Leaving out all pictures, copy exactly the lines from the one containing "Generate a Python" down to the one containing "from matplotlib.path import Path", both of them included.

━━━━━ Records ━━━━━

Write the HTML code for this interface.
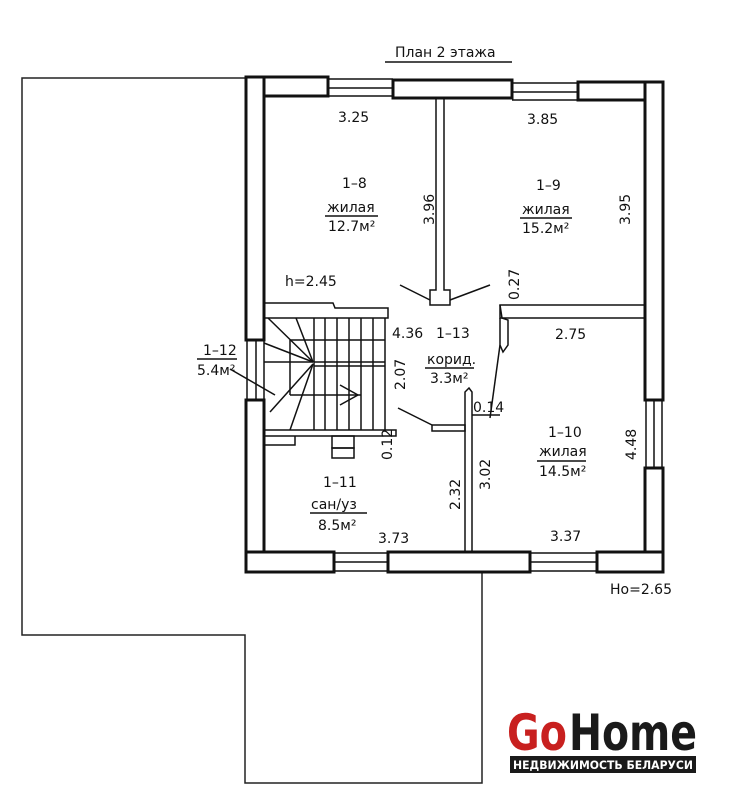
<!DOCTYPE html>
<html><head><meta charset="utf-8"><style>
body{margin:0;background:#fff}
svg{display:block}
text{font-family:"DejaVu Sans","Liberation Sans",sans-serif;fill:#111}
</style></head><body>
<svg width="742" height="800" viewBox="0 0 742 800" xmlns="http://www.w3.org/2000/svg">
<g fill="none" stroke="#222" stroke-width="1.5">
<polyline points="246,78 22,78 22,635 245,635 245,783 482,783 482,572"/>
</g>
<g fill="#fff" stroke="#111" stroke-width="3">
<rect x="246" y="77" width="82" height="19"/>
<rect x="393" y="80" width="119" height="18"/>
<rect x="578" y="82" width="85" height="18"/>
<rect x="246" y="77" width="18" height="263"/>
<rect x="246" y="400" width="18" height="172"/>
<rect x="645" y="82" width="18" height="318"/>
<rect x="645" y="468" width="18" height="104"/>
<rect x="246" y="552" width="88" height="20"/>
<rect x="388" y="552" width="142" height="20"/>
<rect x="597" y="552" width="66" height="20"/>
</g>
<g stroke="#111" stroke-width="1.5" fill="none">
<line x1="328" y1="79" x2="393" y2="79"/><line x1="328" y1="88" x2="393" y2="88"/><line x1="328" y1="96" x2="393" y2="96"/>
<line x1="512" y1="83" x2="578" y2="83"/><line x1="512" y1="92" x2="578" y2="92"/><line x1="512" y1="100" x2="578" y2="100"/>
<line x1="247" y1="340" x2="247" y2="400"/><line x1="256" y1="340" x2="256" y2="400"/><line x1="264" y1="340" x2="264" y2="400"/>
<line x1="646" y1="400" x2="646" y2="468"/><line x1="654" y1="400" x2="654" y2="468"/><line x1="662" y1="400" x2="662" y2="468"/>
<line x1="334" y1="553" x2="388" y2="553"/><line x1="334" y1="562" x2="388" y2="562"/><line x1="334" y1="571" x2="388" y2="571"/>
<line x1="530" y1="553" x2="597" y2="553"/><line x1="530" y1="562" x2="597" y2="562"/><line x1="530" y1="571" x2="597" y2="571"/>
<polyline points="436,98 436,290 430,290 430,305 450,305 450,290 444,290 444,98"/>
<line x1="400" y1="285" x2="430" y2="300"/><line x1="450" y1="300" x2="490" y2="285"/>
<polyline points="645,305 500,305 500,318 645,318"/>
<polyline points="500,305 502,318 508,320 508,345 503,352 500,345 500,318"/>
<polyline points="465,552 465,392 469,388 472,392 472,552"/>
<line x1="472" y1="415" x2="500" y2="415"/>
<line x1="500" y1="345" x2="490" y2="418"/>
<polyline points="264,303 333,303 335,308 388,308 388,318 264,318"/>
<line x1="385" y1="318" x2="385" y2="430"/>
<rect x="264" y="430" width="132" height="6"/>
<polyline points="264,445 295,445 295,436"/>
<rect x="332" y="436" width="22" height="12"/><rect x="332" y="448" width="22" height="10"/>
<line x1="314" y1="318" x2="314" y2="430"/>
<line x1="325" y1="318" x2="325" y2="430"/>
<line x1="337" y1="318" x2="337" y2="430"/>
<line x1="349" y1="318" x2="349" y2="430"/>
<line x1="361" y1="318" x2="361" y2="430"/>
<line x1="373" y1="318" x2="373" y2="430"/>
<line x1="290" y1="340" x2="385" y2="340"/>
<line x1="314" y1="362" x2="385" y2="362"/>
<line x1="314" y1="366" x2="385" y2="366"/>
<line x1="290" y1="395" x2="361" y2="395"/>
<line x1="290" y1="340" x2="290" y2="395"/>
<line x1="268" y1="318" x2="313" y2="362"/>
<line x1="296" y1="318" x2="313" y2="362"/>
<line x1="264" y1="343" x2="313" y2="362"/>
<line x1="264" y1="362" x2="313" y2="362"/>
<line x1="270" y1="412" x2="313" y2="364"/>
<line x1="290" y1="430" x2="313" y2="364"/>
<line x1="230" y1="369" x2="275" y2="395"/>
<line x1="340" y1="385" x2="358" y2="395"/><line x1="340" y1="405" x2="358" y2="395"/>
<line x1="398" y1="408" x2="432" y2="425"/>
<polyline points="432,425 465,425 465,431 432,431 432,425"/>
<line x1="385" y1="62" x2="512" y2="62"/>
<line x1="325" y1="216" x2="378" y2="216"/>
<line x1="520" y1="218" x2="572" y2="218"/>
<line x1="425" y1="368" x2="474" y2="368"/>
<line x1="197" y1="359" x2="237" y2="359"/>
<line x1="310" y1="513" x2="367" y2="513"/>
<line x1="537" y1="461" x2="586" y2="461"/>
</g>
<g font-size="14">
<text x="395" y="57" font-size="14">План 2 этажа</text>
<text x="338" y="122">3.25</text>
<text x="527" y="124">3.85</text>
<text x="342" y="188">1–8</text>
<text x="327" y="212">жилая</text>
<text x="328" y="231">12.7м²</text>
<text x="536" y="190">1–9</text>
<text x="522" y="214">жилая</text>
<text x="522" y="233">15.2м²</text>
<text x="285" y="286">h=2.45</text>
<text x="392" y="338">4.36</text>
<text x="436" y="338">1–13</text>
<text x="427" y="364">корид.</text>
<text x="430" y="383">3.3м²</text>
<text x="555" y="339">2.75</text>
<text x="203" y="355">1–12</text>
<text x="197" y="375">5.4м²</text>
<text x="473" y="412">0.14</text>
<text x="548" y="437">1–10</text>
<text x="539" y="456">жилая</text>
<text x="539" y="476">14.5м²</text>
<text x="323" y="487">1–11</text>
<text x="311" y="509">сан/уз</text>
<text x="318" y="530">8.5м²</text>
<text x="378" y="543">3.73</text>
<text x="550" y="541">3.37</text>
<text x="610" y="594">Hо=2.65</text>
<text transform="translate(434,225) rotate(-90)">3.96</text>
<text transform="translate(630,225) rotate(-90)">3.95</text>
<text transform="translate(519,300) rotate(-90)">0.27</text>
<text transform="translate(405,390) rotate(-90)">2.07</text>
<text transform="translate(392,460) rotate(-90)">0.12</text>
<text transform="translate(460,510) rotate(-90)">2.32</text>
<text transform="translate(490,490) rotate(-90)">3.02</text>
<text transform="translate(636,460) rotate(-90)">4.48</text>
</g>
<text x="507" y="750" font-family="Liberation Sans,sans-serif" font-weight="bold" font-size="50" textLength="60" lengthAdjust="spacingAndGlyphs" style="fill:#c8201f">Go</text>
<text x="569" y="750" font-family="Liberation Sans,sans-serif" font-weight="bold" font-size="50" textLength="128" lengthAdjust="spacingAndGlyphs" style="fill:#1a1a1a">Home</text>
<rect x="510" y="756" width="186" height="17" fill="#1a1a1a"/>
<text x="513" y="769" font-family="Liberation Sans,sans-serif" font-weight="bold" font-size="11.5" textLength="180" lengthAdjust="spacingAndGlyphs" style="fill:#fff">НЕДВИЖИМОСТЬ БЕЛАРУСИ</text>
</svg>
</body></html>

━━━━━
━━━━━ Records ━━━━━

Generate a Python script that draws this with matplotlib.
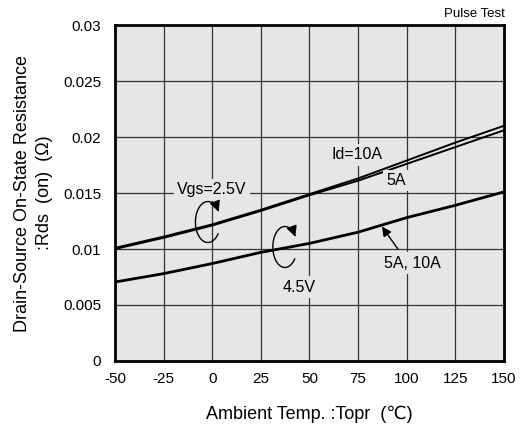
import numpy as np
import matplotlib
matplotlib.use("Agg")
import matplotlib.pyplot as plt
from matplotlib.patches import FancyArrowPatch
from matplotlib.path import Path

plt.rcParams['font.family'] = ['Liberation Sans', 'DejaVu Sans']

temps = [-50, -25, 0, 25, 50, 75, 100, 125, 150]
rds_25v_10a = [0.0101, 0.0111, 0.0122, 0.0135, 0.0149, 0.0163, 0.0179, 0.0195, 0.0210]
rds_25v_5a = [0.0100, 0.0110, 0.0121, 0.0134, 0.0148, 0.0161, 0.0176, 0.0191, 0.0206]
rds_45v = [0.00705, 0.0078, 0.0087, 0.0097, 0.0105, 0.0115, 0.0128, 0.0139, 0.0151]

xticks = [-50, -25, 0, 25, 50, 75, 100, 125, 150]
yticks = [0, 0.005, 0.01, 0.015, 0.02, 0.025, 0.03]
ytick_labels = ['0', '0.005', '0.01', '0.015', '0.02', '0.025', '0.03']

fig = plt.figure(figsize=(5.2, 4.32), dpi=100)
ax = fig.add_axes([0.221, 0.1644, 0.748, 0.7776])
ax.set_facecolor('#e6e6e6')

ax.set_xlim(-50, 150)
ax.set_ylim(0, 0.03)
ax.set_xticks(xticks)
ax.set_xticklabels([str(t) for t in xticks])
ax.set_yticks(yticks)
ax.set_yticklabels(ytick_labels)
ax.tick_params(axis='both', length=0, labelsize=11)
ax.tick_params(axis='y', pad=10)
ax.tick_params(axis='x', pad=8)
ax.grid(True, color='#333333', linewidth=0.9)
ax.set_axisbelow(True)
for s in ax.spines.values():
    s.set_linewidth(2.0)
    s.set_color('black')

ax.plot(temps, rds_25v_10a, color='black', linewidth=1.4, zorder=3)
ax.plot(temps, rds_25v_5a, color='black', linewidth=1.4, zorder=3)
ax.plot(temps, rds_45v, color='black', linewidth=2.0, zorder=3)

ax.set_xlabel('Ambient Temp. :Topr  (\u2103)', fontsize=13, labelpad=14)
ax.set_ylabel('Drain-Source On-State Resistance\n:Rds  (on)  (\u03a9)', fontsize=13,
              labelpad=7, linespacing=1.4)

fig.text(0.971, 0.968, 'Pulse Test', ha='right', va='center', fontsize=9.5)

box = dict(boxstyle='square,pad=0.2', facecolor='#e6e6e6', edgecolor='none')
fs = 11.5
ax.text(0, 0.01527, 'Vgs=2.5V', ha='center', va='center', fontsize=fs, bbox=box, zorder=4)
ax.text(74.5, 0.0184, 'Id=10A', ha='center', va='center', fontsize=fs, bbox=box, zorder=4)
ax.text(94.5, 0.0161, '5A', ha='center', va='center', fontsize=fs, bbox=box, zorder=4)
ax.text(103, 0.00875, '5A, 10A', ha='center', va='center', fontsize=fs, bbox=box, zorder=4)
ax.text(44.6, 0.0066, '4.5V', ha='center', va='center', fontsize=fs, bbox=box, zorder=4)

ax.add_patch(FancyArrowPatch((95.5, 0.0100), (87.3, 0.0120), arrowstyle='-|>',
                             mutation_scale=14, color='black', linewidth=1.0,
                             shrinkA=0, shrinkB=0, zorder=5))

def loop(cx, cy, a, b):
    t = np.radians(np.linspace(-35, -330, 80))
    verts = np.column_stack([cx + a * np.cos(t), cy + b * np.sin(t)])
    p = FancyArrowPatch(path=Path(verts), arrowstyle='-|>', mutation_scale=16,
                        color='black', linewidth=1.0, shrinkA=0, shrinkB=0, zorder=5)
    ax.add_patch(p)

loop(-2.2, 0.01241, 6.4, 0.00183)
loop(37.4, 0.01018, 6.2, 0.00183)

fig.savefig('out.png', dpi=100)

━━━━━

Solution
Generate a Python script that draws this with matplotlib.
import numpy as np
import matplotlib
matplotlib.use("Agg")
import matplotlib.pyplot as plt
from matplotlib.patches import FancyArrowPatch
from matplotlib.path import Path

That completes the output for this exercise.